*Task brief:* Pictures should be excluded; otherwise, copy every entry exactly.

*Supplied information:*
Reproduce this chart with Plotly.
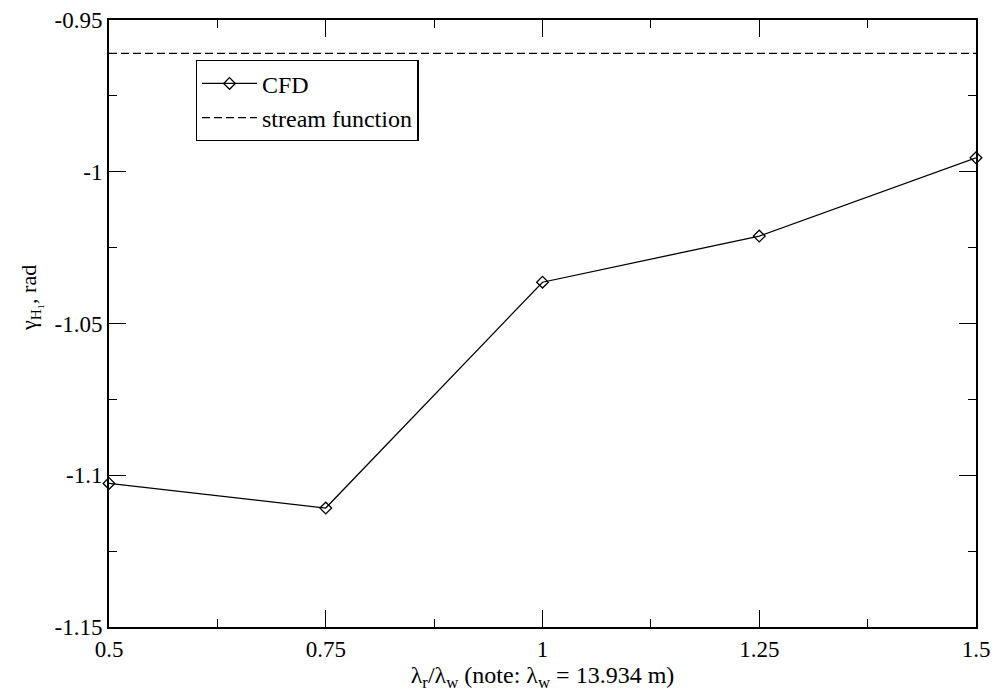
import plotly.graph_objects as go

# data
ratio = [0.5, 0.75, 1.0, 1.25, 1.5]
cfd_gamma = [-1.1027, -1.1108, -1.0364, -1.0212, -0.9954]
stream_x = [0.5, 1.5]
stream_gamma = [-0.961, -0.961]

FONT = "Liberation Serif, Times New Roman, serif"

fig = go.Figure()
fig.add_trace(go.Scatter(
    x=ratio, y=cfd_gamma, mode="lines+markers", name="CFD",
    line=dict(color="black", width=1.3),
    marker=dict(symbol="diamond-open", size=9, color="black", line=dict(width=1.3, color="black")),
    cliponaxis=False,
))
fig.add_trace(go.Scatter(
    x=stream_x, y=stream_gamma, mode="lines", name="stream function",
    line=dict(color="black", width=1.3, dash="8px,4px"),
))

axis_common = dict(
    showline=True, linecolor="black", linewidth=2, mirror="ticks",
    ticks="inside", ticklen=17, tickwidth=1.3, tickcolor="black",
    showgrid=False, zeroline=False, automargin=False,
    tickfont=dict(family=FONT, size=23, color="black"),
)

fig.update_xaxes(
    range=[0.5, 1.5], dtick=0.25, tick0=0.5,
    minor=dict(ticks="inside", ticklen=8, dtick=0.125, tick0=0.5, tickcolor="black", tickwidth=1.3, showgrid=False),
    title=dict(text="λ<sub>r</sub>/λ<sub>w</sub> (note: λ<sub>w</sub> = 13.934 m)",
               font=dict(family=FONT, size=24, color="black"), standoff=2),
    **axis_common,
)
fig.update_yaxes(
    range=[-1.15, -0.95], dtick=0.05, tick0=-1.15,
    minor=dict(ticks="inside", ticklen=8, dtick=0.025, tick0=-1.15, tickcolor="black", tickwidth=1.3, showgrid=False),
    tickvals=[-1.15, -1.1, -1.05, -1.0, -0.95],
    ticktext=["-1.15", "-1.1", "-1.05", "-1", "-0.95"],
    **axis_common,
)

fig.add_annotation(
    text="γ<sub>H₁</sub>, rad", xref="paper", yref="paper",
    x=-0.091, y=0.542, xanchor="center", yanchor="middle",
    textangle=-90, showarrow=False,
    font=dict(family=FONT, size=22, color="black"),
)

fig.update_layout(
    width=995, height=693,
    margin=dict(l=109, r=19, t=20, b=66),
    plot_bgcolor="white", paper_bgcolor="white",
    font=dict(family=FONT, color="black"),
    legend=dict(
        x=0.1, y=0.934, xanchor="left", yanchor="top",
        bgcolor="white", bordercolor="black", borderwidth=1.3,
        font=dict(family=FONT, size=24, color="black"),
        tracegroupgap=0, itemwidth=55,
    ),
    showlegend=True,
)

fig.write_html("out.html", config={"displayModeBar": False},
               post_script="document.body.style.margin='0';document.body.style.overflow='hidden';")
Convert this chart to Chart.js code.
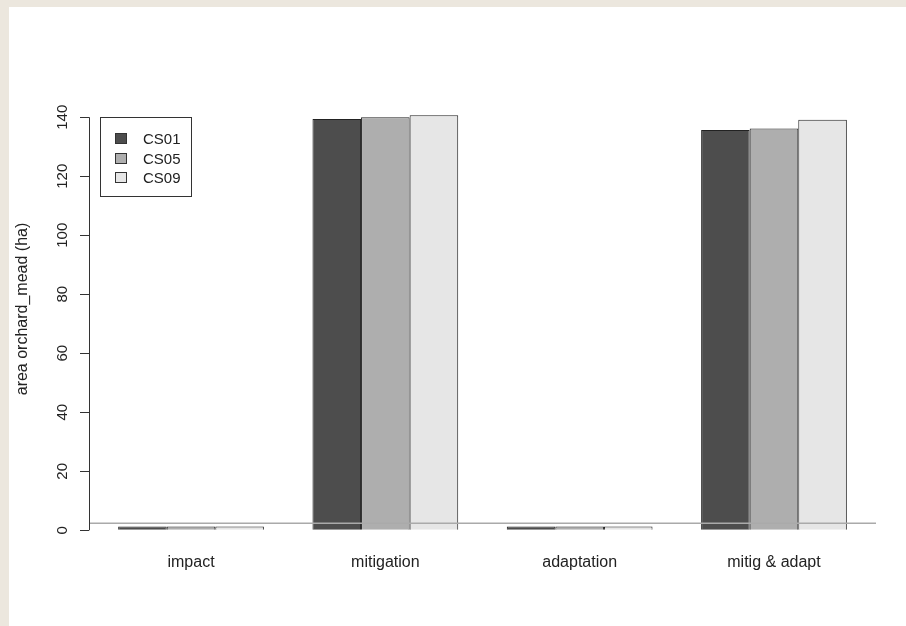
<!DOCTYPE html>
<html>
<head>
<meta charset="utf-8">
<script src="https://cdn.jsdelivr.net/npm/chart.js@4"></script>
<style>
  html, body { margin: 0; padding: 0; }
  body { width: 906px; height: 626px; background: #ece7de; position: relative; overflow: hidden; font-family: "Liberation Sans", Arial, sans-serif; }
  #panel { position: absolute; left: 9px; top: 7px; right: 0; bottom: 0; background: #fff; }
  #chart1 { position: absolute; left: 0; top: 0; }
  #legend { position: absolute; left: 100px; top: 117px; width: 92px; height: 80px; box-sizing: border-box;
            border: 1px solid #333; padding-top: 11px; }
  #legend .row { height: 19.5px; display: flex; align-items: center; padding-left: 14px; font-size: 15px; color: #222; }
  #legend .sw { width: 12px; height: 11px; box-sizing: border-box; border: 1px solid #333; margin-right: 16px; }
</style>
</head>
<body>
<div id="panel"></div>
<canvas id="chart1" width="906" height="626"></canvas>
<div id="legend"></div>
<script>
const categories = ['impact', 'mitigation', 'adaptation', 'mitig & adapt'];
const seriesNames = ['CS01', 'CS05', 'CS09'];
const cs01 = [1.3, 139.4, 1.3, 135.7];
const cs05 = [1.3, 140.0, 1.3, 136.2];
const cs09 = [1.3, 140.7, 1.3, 139.1];
const yTicks = [0, 20, 40, 60, 80, 100, 120, 140];
const refLine = 2.4;

const fills = ['#4d4d4d', '#aeaeae', '#e6e6e6'];
const textColor = '#222';

// R barplot layout: each group of 3 bars starts after a 1-bar gap
const groupCenters = categories.map((c, i) => 2.5 + 4 * i);

function toPoints(values) {
  return values.map((v, i) => ({ x: groupCenters[i], y: v }));
}

const rAxisPlugin = {
  id: 'rAxis',
  afterDatasetsDraw(chart) {
    const { ctx, chartArea, scales } = chart;
    const y = scales.y.getPixelForValue(refLine);
    ctx.save();
    ctx.strokeStyle = '#aaaaaa';
    ctx.lineWidth = 1.5;
    ctx.beginPath();
    ctx.moveTo(chartArea.left, y);
    ctx.lineTo(chartArea.right, y);
    ctx.stroke();
    ctx.restore();
  },
  afterDraw(chart) {
    const { ctx, chartArea, scales } = chart;
    const y0 = scales.y.getPixelForValue(yTicks[0]);
    const y1 = scales.y.getPixelForValue(yTicks[yTicks.length - 1]);
    ctx.save();
    ctx.strokeStyle = '#333';
    ctx.lineWidth = 1;
    ctx.beginPath();
    ctx.moveTo(chartArea.left + 0.5, y0);
    ctx.lineTo(chartArea.left + 0.5, y1);
    ctx.stroke();
    ctx.restore();
  }
};

function buildLegend() {
  const box = document.getElementById('legend');
  box.innerHTML = seriesNames.map((n, i) =>
    `<div class="row"><span class="sw" style="background:${fills[i]}"></span>${n}</div>`
  ).join('');
}

function createChart() {
  const ctx = document.getElementById('chart1').getContext('2d');
  const series = [cs01, cs05, cs09];

  new Chart(ctx, {
    type: 'bar',
    data: {
      datasets: series.map((vals, i) => ({
        label: seriesNames[i],
        data: toPoints(vals),
        backgroundColor: fills[i],
        borderColor: '#222',
        borderWidth: 1,
        categoryPercentage: 0.75,
        barPercentage: 1
      }))
    },
    options: {
      responsive: false,
      animation: false,
      devicePixelRatio: 1,
      layout: { padding: { left: 0, top: 70, right: 30, bottom: 54 } },
      plugins: {
        legend: { display: false },
        tooltip: { enabled: false }
      },
      scales: {
        x: {
          type: 'linear',
          min: 0.4,
          max: 16.6,
          offset: false,
          grid: { display: false, drawTicks: false },
          border: { display: false },
          afterBuildTicks: (scale) => { scale.ticks = groupCenters.map(v => ({ value: v })); },
          afterFit: (scale) => { scale.height = 24; },
          ticks: {
            autoSkip: false,
            maxRotation: 0,
            padding: 5,
            color: textColor,
            font: { family: '"Liberation Sans", Arial, sans-serif', size: 16 },
            callback: (value, index) => categories[index]
          }
        },
        y: {
          min: -6,
          max: 156,
          grid: { display: true, drawOnChartArea: false, drawTicks: true, tickLength: 9, color: '#333' },
          border: { display: false },
          afterBuildTicks: (scale) => { scale.ticks = yTicks.map(v => ({ value: v })); },
          afterFit: (scale) => { scale.width = 89; },
          title: {
            display: true,
            text: 'area orchard_mead (ha)',
            color: textColor,
            padding: { top: 13, bottom: 0 },
            font: { family: '"Liberation Sans", Arial, sans-serif', size: 16 }
          },
          ticks: {
            minRotation: 90,
            maxRotation: 90,
            crossAlign: 'center',
            padding: 5,
            color: textColor,
            font: { family: '"Liberation Sans", Arial, sans-serif', size: 15 }
          }
        }
      }
    },
    plugins: [rAxisPlugin]
  });
}

buildLegend();
createChart();
</script>
</body>
</html>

*Written answer:*
Reproduce this chart with Plotly.
import plotly.graph_objects as go

# data
ratio = [0.5, 0.75, 1.0, 1.25, 1.5]
cfd_gamma = [-1.1027, -1.1108, -1.0364, -1.0212, -0.9954]
stream_x = [0.5, 1.5]
stream_gamma = [-0.961, -0.961]

FONT = "Liberation Serif, Times New Roman, serif"

fig = go.Figure()
fig.add_trace(go.Scatter(
    x=ratio, y=cfd_gamma, mode="lines+markers", name="CFD",
    line=dict(color="black", width=1.3),
    marker=dict(symbol="diamond-open", size=9, color="black", line=dict(width=1.3, color="black")),
    cliponaxis=False,
))
fig.add_trace(go.Scatter(
    x=stream_x, y=stream_gamma, mode="lines", name="stream function",
    line=dict(color="black", width=1.3, dash="8px,4px"),
))

axis_common = dict(
    showline=True, linecolor="black", linewidth=2, mirror="ticks",
    ticks="inside", ticklen=17, tickwidth=1.3, tickcolor="black",
    showgrid=False, zeroline=False, automargin=False,
    tickfont=dict(family=FONT, size=23, color="black"),
)

fig.update_xaxes(
    range=[0.5, 1.5], dtick=0.25, tick0=0.5,
    minor=dict(ticks="inside", ticklen=8, dtick=0.125, tick0=0.5, tickcolor="black", tickwidth=1.3, showgrid=False),
    title=dict(text="λ<sub>r</sub>/λ<sub>w</sub> (note: λ<sub>w</sub> = 13.934 m)",
               font=dict(family=FONT, size=24, color="black"), standoff=2),
    **axis_common,
)
fig.update_yaxes(
    range=[-1.15, -0.95], dtick=0.05, tick0=-1.15,
    minor=dict(ticks="inside", ticklen=8, dtick=0.025, tick0=-1.15, tickcolor="black", tickwidth=1.3, showgrid=False),
    tickvals=[-1.15, -1.1, -1.05, -1.0, -0.95],
    ticktext=["-1.15", "-1.1", "-1.05", "-1", "-0.95"],
    **axis_common,
)

fig.add_annotation(
    text="γ<sub>H₁</sub>, rad", xref="paper", yref="paper",
    x=-0.091, y=0.542, xanchor="center", yanchor="middle",
    textangle=-90, showarrow=False,
    font=dict(family=FONT, size=22, color="black"),
)

fig.update_layout(
    width=995, height=693,
    margin=dict(l=109, r=19, t=20, b=66),
    plot_bgcolor="white", paper_bgcolor="white",
    font=dict(family=FONT, color="black"),
    legend=dict(
        x=0.1, y=0.934, xanchor="left", yanchor="top",
        bgcolor="white", bordercolor="black", borderwidth=1.3,
        font=dict(family=FONT, size=24, color="black"),
        tracegroupgap=0, itemwidth=55,
    ),
    showlegend=True,
)

fig.write_html("out.html", config={"displayModeBar": False},
               post_script="document.body.style.margin='0';document.body.style.overflow='hidden';")
Convert this chart to Chart.js code.
<!DOCTYPE html>
<html>
<head>
<meta charset="utf-8">
<script src="https://cdn.jsdelivr.net/npm/chart.js@4"></script>
<style>
  html, body { margin: 0; padding: 0; }
  body { width: 906px; height: 626px; background: #ece7de; position: relative; overflow: hidden; font-family: "Liberation Sans", Arial, sans-serif; }
  #panel { position: absolute; left: 9px; top: 7px; right: 0; bottom: 0; background: #fff; }
  #chart1 { position: absolute; left: 0; top: 0; }
  #legend { position: absolute; left: 100px; top: 117px; width: 92px; height: 80px; box-sizing: border-box;
            border: 1px solid #333; padding-top: 11px; }
  #legend .row { height: 19.5px; display: flex; align-items: center; padding-left: 14px; font-size: 15px; color: #222; }
  #legend .sw { width: 12px; height: 11px; box-sizing: border-box; border: 1px solid #333; margin-right: 16px; }
</style>
</head>
<body>
<div id="panel"></div>
<canvas id="chart1" width="906" height="626"></canvas>
<div id="legend"></div>
<script>
const categories = ['impact', 'mitigation', 'adaptation', 'mitig & adapt'];
const seriesNames = ['CS01', 'CS05', 'CS09'];
const cs01 = [1.3, 139.4, 1.3, 135.7];
const cs05 = [1.3, 140.0, 1.3, 136.2];
const cs09 = [1.3, 140.7, 1.3, 139.1];
const yTicks = [0, 20, 40, 60, 80, 100, 120, 140];
const refLine = 2.4;

const fills = ['#4d4d4d', '#aeaeae', '#e6e6e6'];
const textColor = '#222';

// R barplot layout: each group of 3 bars starts after a 1-bar gap
const groupCenters = categories.map((c, i) => 2.5 + 4 * i);

function toPoints(values) {
  return values.map((v, i) => ({ x: groupCenters[i], y: v }));
}

const rAxisPlugin = {
  id: 'rAxis',
  afterDatasetsDraw(chart) {
    const { ctx, chartArea, scales } = chart;
    const y = scales.y.getPixelForValue(refLine);
    ctx.save();
    ctx.strokeStyle = '#aaaaaa';
    ctx.lineWidth = 1.5;
    ctx.beginPath();
    ctx.moveTo(chartArea.left, y);
    ctx.lineTo(chartArea.right, y);
    ctx.stroke();
    ctx.restore();
  },
  afterDraw(chart) {
    const { ctx, chartArea, scales } = chart;
    const y0 = scales.y.getPixelForValue(yTicks[0]);
    const y1 = scales.y.getPixelForValue(yTicks[yTicks.length - 1]);
    ctx.save();
    ctx.strokeStyle = '#333';
    ctx.lineWidth = 1;
    ctx.beginPath();
    ctx.moveTo(chartArea.left + 0.5, y0);
    ctx.lineTo(chartArea.left + 0.5, y1);
    ctx.stroke();
    ctx.restore();
  }
};

function buildLegend() {
  const box = document.getElementById('legend');
  box.innerHTML = seriesNames.map((n, i) =>
    `<div class="row"><span class="sw" style="background:${fills[i]}"></span>${n}</div>`
  ).join('');
}

function createChart() {
  const ctx = document.getElementById('chart1').getContext('2d');
  const series = [cs01, cs05, cs09];

  new Chart(ctx, {
    type: 'bar',
    data: {
      datasets: series.map((vals, i) => ({
        label: seriesNames[i],
        data: toPoints(vals),
        backgroundColor: fills[i],
        borderColor: '#222',
        borderWidth: 1,
        categoryPercentage: 0.75,
        barPercentage: 1
      }))
    },
    options: {
      responsive: false,
      animation: false,
      devicePixelRatio: 1,
      layout: { padding: { left: 0, top: 70, right: 30, bottom: 54 } },
      plugins: {
        legend: { display: false },
        tooltip: { enabled: false }
      },
      scales: {
        x: {
          type: 'linear',
          min: 0.4,
          max: 16.6,
          offset: false,
          grid: { display: false, drawTicks: false },
          border: { display: false },
          afterBuildTicks: (scale) => { scale.ticks = groupCenters.map(v => ({ value: v })); },
          afterFit: (scale) => { scale.height = 24; },
          ticks: {
            autoSkip: false,
            maxRotation: 0,
            padding: 5,
            color: textColor,
            font: { family: '"Liberation Sans", Arial, sans-serif', size: 16 },
            callback: (value, index) => categories[index]
          }
        },
        y: {
          min: -6,
          max: 156,
          grid: { display: true, drawOnChartArea: false, drawTicks: true, tickLength: 9, color: '#333' },
          border: { display: false },
          afterBuildTicks: (scale) => { scale.ticks = yTicks.map(v => ({ value: v })); },
          afterFit: (scale) => { scale.width = 89; },
          title: {
            display: true,
            text: 'area orchard_mead (ha)',
            color: textColor,
            padding: { top: 13, bottom: 0 },
            font: { family: '"Liberation Sans", Arial, sans-serif', size: 16 }
          },
          ticks: {
            minRotation: 90,
            maxRotation: 90,
            crossAlign: 'center',
            padding: 5,
            color: textColor,
            font: { family: '"Liberation Sans", Arial, sans-serif', size: 15 }
          }
        }
      }
    },
    plugins: [rAxisPlugin]
  });
}

buildLegend();
createChart();
</script>
</body>
</html>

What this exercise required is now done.